Stedelijk subcentrum
Door hoogwaardig openbaar vervoer ontsloten stedelijk centrumgebied met ruimte voor concentratie van voorzieningen en/of kantoren van bovenregionaal niveau

Regionaal centrum
Goed bereikbaar en compleet stedelijk - of dorpscentrumgebied met ruimte voor concentratie van gemengde functies (voorzieningen, werken, wonen) van regionale betekenis.

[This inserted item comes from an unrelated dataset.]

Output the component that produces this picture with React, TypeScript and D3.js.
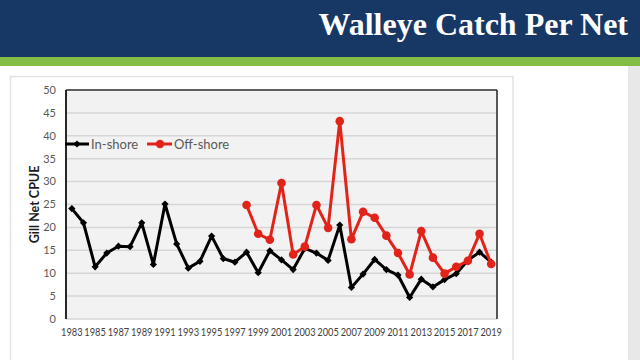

Door de gehele tekst van de structuurvisie en verordening wordt "Zuidvleugelnet" vervangen door "StedenbaanPlus" Dit geldt ook voor de kaartlegenda's.


6.3 Kaartwijziging(en)
Op de functiekaart wordt de indeling in centra vervangen door de indeling:

  • Internationaal hoogstedelijk en kenniscentrum
  • Bovenregionaal stedelijk en kenniscentrum
  • Bovenregionaal stedelijk centrum
  • Regionaal centrum
  • Stedelijk subcentrum
De volgende centra worden gewijzigd:
  • Den Haag Centraal, Den Haag Hollands Spoor, Den Haag NOI, Den Haag Mariahoeve en Den Haag Vredespaleis worden samengevoegd tot Internationaal hoogstedelijk en kenniscentrum Den Haag
  • Rotterdam Centraal en Rotterdam Erasmus worden samengevoegd tot Internationaal hoogstedelijk en kenniscentrum Rotterdam
  • Delft Centraal en Delft Gist worden samengevoegd tot Bovenregionaal stedelijk en kenniscentrum Delft
  • Leiden Centraal wordt gewijzigd in Bovenregionaal stedelijk en kenniscentrum Leiden
  • Rotterdam Zuidplein en Rotterdam Parkstad worden samengevoegd tot Stedelijk subcentrum Rotterdam Zuid
  • Den Haag Internationale Zone, Den Haag Ypenburg, Rijswijk, Zoetermeer, Bleizo, Schiedam, Rotterdam Alexander, Rotterdam Brainpark/Rivium en Dordrecht Leerpark worden gewijzigd in Stedelijk subcentrum
  • Naaldwijk, Bleiswijk, Rotterdam Schieveen, Vlaardingen Unilever worden geschrapt als kenniscentrum

Zie bijlage 1a wijzigingen functiekaart.
Deze wijziging werkt door op kaart 4.7.3a Netwerk van infrastructuur en centra (zie bijlage 4).